I can assemble the ingredients rather quickly. A little mixing, the satisfying cracking of two eggs. It is better if I remember to leave the eggs and butter out early and bring them to room temperature. It is best if the butter is somewhat melted. The oven preheats quickly while the ancient-but-not-antique glass baking dish gets coated in the remaining melty bits of butter from the stick wrapper. The rubber spatula, like a magic wand, smooths out the light brown batter, while the spatula wielder smooths out her soul. The recipe calls for just a little clean up, one dirty bowl.
Twenty minutes in the oven can seem like an eternity, but while the scents waft in the air it is just enough time to wash the bowl, spatula, measuring cup, and ring of measuring spoons. A kettle of hot water hisses in the background. Preparations for tea and coffee begin. The butter knife waits in anticipation.
My sister and I sit down. The square glass pan is between us. Coffee, tea, and milk are poured. A square of brownie is cut. Details of the day are shared.
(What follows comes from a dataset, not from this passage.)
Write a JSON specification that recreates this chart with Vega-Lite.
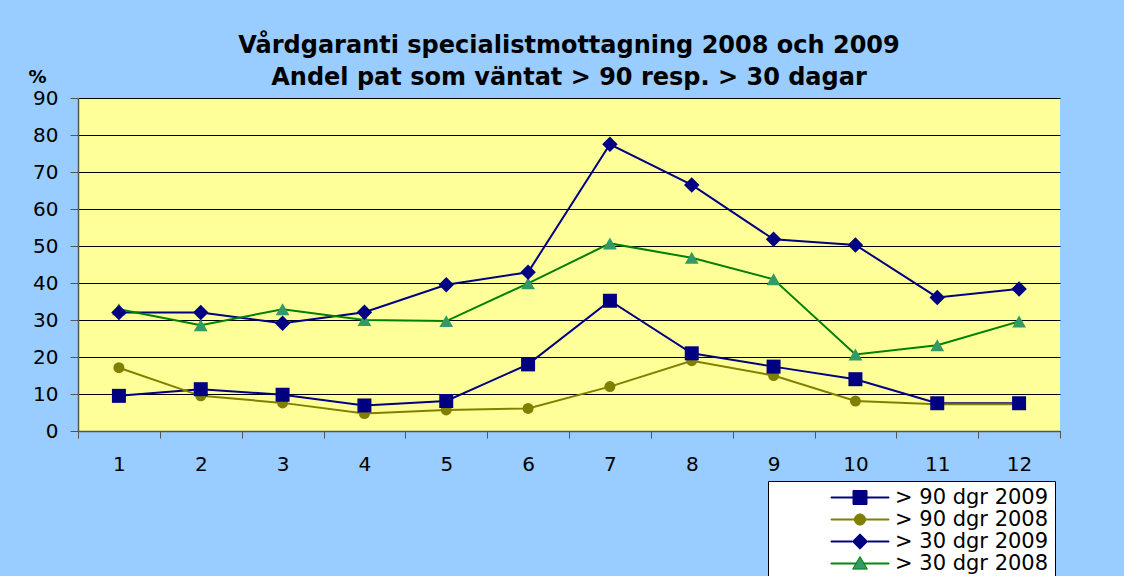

Baking brings me closer to others. Baking and sharing make me human. Baking and sharing keep me human. I remember who I am and dream of who I want to be. Sometimes the difference between the two is not so far apart. I can see that on the three-inch-by-five-inch card, scribbled in my 17-year-old bubble cursive and printed letters. I cover the brownies, brush up the crumbs, and savor the taste. Love and life are sometimes measured in crumbs and conversations.